Que serait cette aventure en 2021, avec le web qui nous met sur d’autres rails , et sans ce huit clos singulier, et parfois explosif que les compartiments de trains suscitaient, provoquant d’étranges rencontres? Le choix de dater ce voyage pour le cinéaste n'est pas innocent. Mais tient au fait qu'il veut nous faire voyager dans un autre espace temps.
Laura, une Finlandaise très à l’aise dans la culture russe passe un séjour chez son amie et compagne de cœur, Irina, à Moscou. Soirée entre intellos, échangeant des bons mots. Laura va partir ensuite seule en train vers Mourmansk. Archéologue passionnée, elle tient à voir ces curieux petraglyphes, issus d’une culture millénaire, et dont je viens de voir qu’ils ont été découvert seulement en 1997.
C’est dans ces années là que le monde va passer d’un modèle à l’autre. L’art de l’écrit, la lecture, et l’attente, la recherche d’informations, vont être supplantés par l’informatique, l’immédiateté. Les réseaux et leurs réponses instantanées ont raréfié cette notion de hasards et d’incertitudes, qui ont été pendant longtemps l’essence même du voyage, ce temps qui se dilate encore dans le temps du parcours. Ils ont modifié cet espace ouvert au incertitudes en simple trajet, le dépouillant de cette intranquillité d’esprit, fait de débrouillardise et de questionnements qui provoquait les rencontres.
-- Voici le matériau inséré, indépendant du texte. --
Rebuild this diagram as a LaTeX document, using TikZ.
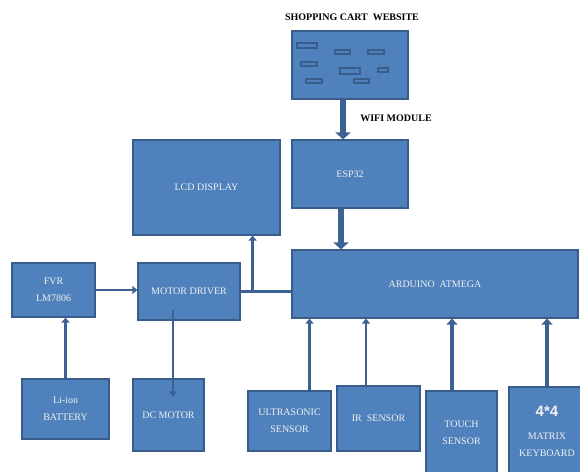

En les gommant, on a liquidé l’essence du voyage, qui est celui de la confrontation non seulement avec l’inconnu, mais avec ses propres limites.
C’était, pour ceux qui ont connus l'expérience des trains à compartiments, des expériences de mixité sociale et d’intimité inédits, et parfois recherchés. Ces huit clos étranges, mettant comme dans ce film situé entre deux monde, face à face des gens qui n’avaient rien à voir les uns avec les autres, ont été exploité par bien des cinéastes, que ce soit dans « compartiment tueur », adapté au cinéma par Costa Gravas, « Une femme disparaît » d’Alfred Hitchcock, qui adapta aussi le formidable « Inconnu du Nord express » de Patricia Highsmith . Le thème était porteur de dramaturgie et de quiproquos en tous sens.
L’histoire ici, est sensée se prolonger jusqu'à Mourmansk, ce bout de Russie arctique. La durée du voyage en train, est le temps d'une pièce de théatre, le déroulement des gares, agissant comme autant d'actes dans une pièce de théâtre, installant une temporalité facilement percevable au spectateur.. Dans « la modification » de Michel Butor, le héros du livre, va lui progresser dans ses projets et son vécu, lors d’un trajet de Paris à Rome.
Butor n’a pas lui élaboré cette mutation en faisant intervenir les autres passagers. Mais il a compris lui aussi l’importance de cet espace fermé, où le paysage n’est qu’un long travelling, oriente la conscience du héros. La matérialité du train assaille la conscience. De ce fait, cela occasionne un déplacement qui se fait grâce à cette contiguïté, du voyage matériel au vertige intérieur.
Laura fait cette même expérience de sidération.
« Compartiment numéro 6 » aurait pu lui aussi lui aussi s’appeler « la modification », bien que des aiguillages culturels et temporels s’en écartent. Si la mutation du paysage, agit tout autant sur l’esprit de Laura qui se détache des contingences anciennes, et de la relation artificielle avec son amie Moscovite, l’accélération du processus tient aux rencontres imprévues qu’elle va faire.
L’une d’entre elle avec cet homme avec lequel elle croyait au début de l’histoire n’avoir rien à voir; et l’autre, hors du train, avec cette babouchka, qui lui dit de « suivre son chaton », la part féline et inconsciente qu’elle possède en elle.
Il ne suffit pas de connaître le passe pour comprendre le présent, finalement. ! Il faut d’autres qualités. Savoir saisir peut être le moment parfait, l’occasion au vol, en faisant confiance à son moi intérieur, ce « Kairos « des Grecs.
Il faut lâcher prise. Pas très loin finalement du « petit chat » dont parle la babouchka étrange et aimable.
« Voyage voyage…. » cette chanson planante et poétique, revient comme un leitmotiv et nous enrobe.
Nous sommes dans la grâce, et l’art de l’aquarelle réussie, tenant à la part de non dits, et de ce que nous apportons nous mêmes au film, en supplément d’âme, et en prolongements. . Bienvenue dans ce train du bout du monde. Asseyez vous, laissez vous allez. Vous apprendrez qu’il ne faut pas se fier aux apparences. Et que les aurores boréales ne sont pas que dans les cieux des terres arctiques.